The possibility of certain reputed miraculous facts being recognized, it is just to conclude, that, notwithstanding they are from the source which is attributed to them, they are natural effects which spirits or incarnated beings can employ, like all things, as their own intelligence or scientific knowledge allows them, for good or evil, according to their goodness or perversity. A perverted being can then do things which pass for prodigies to the eyes of the ignorant, by putting to profit his knowledge; but, when effects are good, it would be illogical to attribute to them a diabolical origin.

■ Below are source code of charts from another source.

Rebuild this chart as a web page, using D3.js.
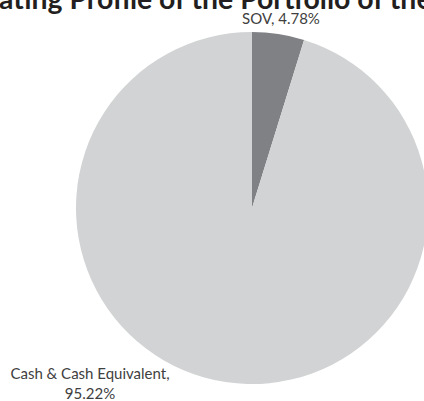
<!DOCTYPE html>
<html>
<head>
<meta charset="utf-8">
<script src="https://cdn.jsdelivr.net/npm/d3@7"></script>
<style>
  html, body { margin: 0; padding: 0; background: #ffffff; }
  svg { display: block; }
</style>
</head>
<body>
<div id="chart"></div>
<script>
// Rating profile data
const categories = ["SOV", "Cash & Cash Equivalent"];
const values = [4.78, 95.22];
const colors = ["#808184", "#d1d3d4"];
const title = "Rating Profile of the Portfolio of the Scheme";

const width = 424, height = 401;
const cx = 252, cy = 208, radius = 176;

const svg = d3.select("#chart").append("svg")
  .attr("width", width)
  .attr("height", height);

// Title (wider than the canvas, so it runs off both sides)
const titleText = svg.append("text")
  .attr("y", 9)
  .attr("font-family", "Lato, 'Open Sans', sans-serif")
  .attr("font-weight", "bold")
  .attr("font-size", 28.4)
  .attr("fill", "#231f20")
  .text(title);
// shift so that the first letter sits just left of the canvas edge
const firstW = titleText.node().getSubStringLength(0, 1);
titleText.attr("x", -firstW - 1);

const data = categories.map((c, i) => ({ category: c, value: values[i], color: colors[i] }));

const pie = d3.pie().sort(null).value(d => d.value);
const arc = d3.arc().innerRadius(0).outerRadius(radius);
const arcs = pie(data);

const g = svg.append("g").attr("transform", `translate(${cx},${cy})`);

g.selectAll("path.slice")
  .data(arcs)
  .join("path")
  .attr("class", "slice")
  .attr("d", arc)
  .attr("fill", d => d.data.color);

// Data labels placed outside the pie
const fmt = v => v.toFixed(2) + "%";
const labelFont = "Lato, 'Open Sans', sans-serif";
const labelSize = 15;

// SOV label above the slice
const sov = arcs[0];
svg.append("text")
  .attr("x", 281)
  .attr("y", 24)
  .attr("text-anchor", "middle")
  .attr("font-family", labelFont)
  .attr("font-size", labelSize)
  .attr("fill", "#404040")
  .text(`${sov.data.category}, ${fmt(sov.data.value)}`);

// Cash label, two lines, bottom-left of the pie
const cash = arcs[1];
const cashText = svg.append("text")
  .attr("text-anchor", "middle")
  .attr("font-family", labelFont)
  .attr("font-size", labelSize)
  .attr("fill", "#404040");
cashText.append("tspan").attr("x", 90).attr("y", 379).text(`${cash.data.category},`);
cashText.append("tspan").attr("x", 90).attr("y", 399).text(fmt(cash.data.value));
</script>
</body>
</html>
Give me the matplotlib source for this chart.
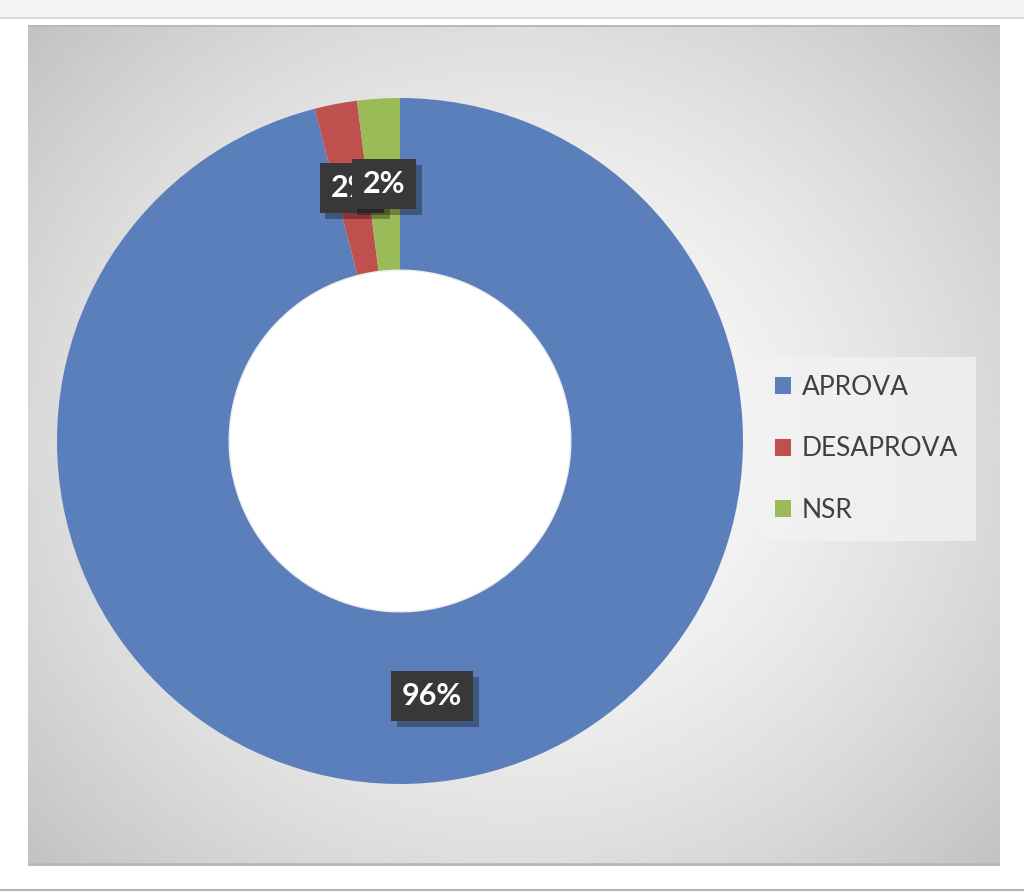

17. But it has been thought that religion leans upon facts which never have and never can be explained. Perhaps they never have been; but that they never can be, is another question. Does anyone know what knowledge and discoveries may be ours in the future, without alluding to the miracle of creation, the grandest of all beyond dispute, and which is now acknowledged to be within the domain of universal law? Can we not see already, under the empire of Spiritism, magnetism, somnambulism, the ecstasies, visions, apparitions, clairvoyance, instantaneous cures, trances, oral and other communications with beings of the invisible world, phenomena known from time immemorial, considered formerly as miraculous, now being demonstrated as belonging to the natural order of things in harmony with the universal laws of being? Sacred books are full of accounts of these things, which are qualified as supernatural; but, as analogous facts are found in all religious works of antiquity, some of which are more marvelous than any biblical accounts, if the truth of a religion depended upon the number and nature of these facts, Christianity could at once be swept away by Paganism.